-------- DATASET RECORDS
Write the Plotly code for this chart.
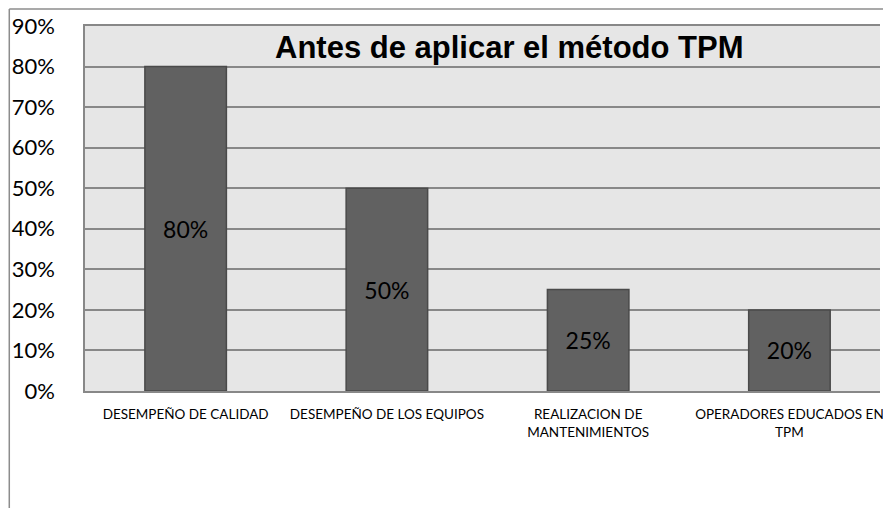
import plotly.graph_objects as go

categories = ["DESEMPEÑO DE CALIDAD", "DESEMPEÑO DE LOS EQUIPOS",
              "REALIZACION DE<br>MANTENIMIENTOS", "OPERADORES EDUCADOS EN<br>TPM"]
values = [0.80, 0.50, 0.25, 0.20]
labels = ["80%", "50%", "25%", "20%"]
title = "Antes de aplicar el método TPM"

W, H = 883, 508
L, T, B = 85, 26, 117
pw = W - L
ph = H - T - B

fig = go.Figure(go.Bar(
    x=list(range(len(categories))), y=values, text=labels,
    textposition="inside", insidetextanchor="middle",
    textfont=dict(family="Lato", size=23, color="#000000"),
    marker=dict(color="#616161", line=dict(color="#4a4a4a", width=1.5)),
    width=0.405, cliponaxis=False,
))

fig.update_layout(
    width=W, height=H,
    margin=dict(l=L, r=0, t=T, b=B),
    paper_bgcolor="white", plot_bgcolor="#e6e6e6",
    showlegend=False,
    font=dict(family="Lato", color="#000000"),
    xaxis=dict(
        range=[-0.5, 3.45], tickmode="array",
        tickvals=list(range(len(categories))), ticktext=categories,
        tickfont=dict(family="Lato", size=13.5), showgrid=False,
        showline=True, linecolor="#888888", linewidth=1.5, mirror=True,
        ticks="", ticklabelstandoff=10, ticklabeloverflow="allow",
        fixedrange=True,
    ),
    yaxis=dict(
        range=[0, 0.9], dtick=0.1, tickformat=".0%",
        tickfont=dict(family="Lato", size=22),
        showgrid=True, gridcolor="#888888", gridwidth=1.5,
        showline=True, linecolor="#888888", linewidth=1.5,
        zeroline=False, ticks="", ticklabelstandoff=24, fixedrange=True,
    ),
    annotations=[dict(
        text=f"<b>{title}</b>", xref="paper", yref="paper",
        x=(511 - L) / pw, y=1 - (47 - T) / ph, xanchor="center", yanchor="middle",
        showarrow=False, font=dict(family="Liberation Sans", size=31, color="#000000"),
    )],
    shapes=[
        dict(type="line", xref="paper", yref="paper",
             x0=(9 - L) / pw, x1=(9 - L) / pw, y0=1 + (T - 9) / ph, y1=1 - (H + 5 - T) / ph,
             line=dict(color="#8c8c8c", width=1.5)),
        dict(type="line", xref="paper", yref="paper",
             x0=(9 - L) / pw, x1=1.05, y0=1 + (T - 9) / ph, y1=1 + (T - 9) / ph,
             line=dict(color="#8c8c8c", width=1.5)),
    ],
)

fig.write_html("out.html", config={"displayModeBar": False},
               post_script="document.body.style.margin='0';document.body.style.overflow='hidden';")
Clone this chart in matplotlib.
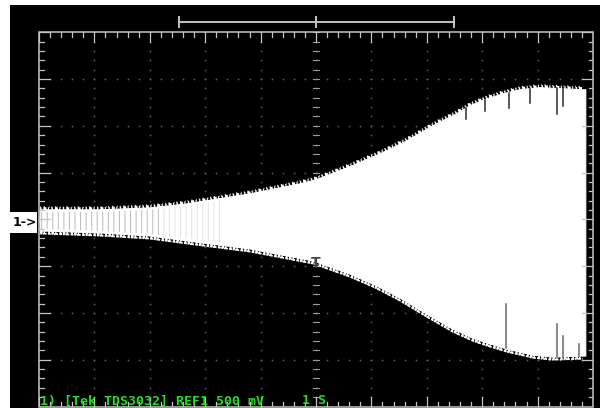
----------------
Quote the data above in full, leaving out the pictures it holds.

**IN RESPONSE:**
Write the Plotly code for this chart.
import plotly.graph_objects as go

categories = ["DESEMPEÑO DE CALIDAD", "DESEMPEÑO DE LOS EQUIPOS",
              "REALIZACION DE<br>MANTENIMIENTOS", "OPERADORES EDUCADOS EN<br>TPM"]
values = [0.80, 0.50, 0.25, 0.20]
labels = ["80%", "50%", "25%", "20%"]
title = "Antes de aplicar el método TPM"

W, H = 883, 508
L, T, B = 85, 26, 117
pw = W - L
ph = H - T - B

fig = go.Figure(go.Bar(
    x=list(range(len(categories))), y=values, text=labels,
    textposition="inside", insidetextanchor="middle",
    textfont=dict(family="Lato", size=23, color="#000000"),
    marker=dict(color="#616161", line=dict(color="#4a4a4a", width=1.5)),
    width=0.405, cliponaxis=False,
))

fig.update_layout(
    width=W, height=H,
    margin=dict(l=L, r=0, t=T, b=B),
    paper_bgcolor="white", plot_bgcolor="#e6e6e6",
    showlegend=False,
    font=dict(family="Lato", color="#000000"),
    xaxis=dict(
        range=[-0.5, 3.45], tickmode="array",
        tickvals=list(range(len(categories))), ticktext=categories,
        tickfont=dict(family="Lato", size=13.5), showgrid=False,
        showline=True, linecolor="#888888", linewidth=1.5, mirror=True,
        ticks="", ticklabelstandoff=10, ticklabeloverflow="allow",
        fixedrange=True,
    ),
    yaxis=dict(
        range=[0, 0.9], dtick=0.1, tickformat=".0%",
        tickfont=dict(family="Lato", size=22),
        showgrid=True, gridcolor="#888888", gridwidth=1.5,
        showline=True, linecolor="#888888", linewidth=1.5,
        zeroline=False, ticks="", ticklabelstandoff=24, fixedrange=True,
    ),
    annotations=[dict(
        text=f"<b>{title}</b>", xref="paper", yref="paper",
        x=(511 - L) / pw, y=1 - (47 - T) / ph, xanchor="center", yanchor="middle",
        showarrow=False, font=dict(family="Liberation Sans", size=31, color="#000000"),
    )],
    shapes=[
        dict(type="line", xref="paper", yref="paper",
             x0=(9 - L) / pw, x1=(9 - L) / pw, y0=1 + (T - 9) / ph, y1=1 - (H + 5 - T) / ph,
             line=dict(color="#8c8c8c", width=1.5)),
        dict(type="line", xref="paper", yref="paper",
             x0=(9 - L) / pw, x1=1.05, y0=1 + (T - 9) / ph, y1=1 + (T - 9) / ph,
             line=dict(color="#8c8c8c", width=1.5)),
    ],
)

fig.write_html("out.html", config={"displayModeBar": False},
               post_script="document.body.style.margin='0';document.body.style.overflow='hidden';")
Clone this chart in matplotlib.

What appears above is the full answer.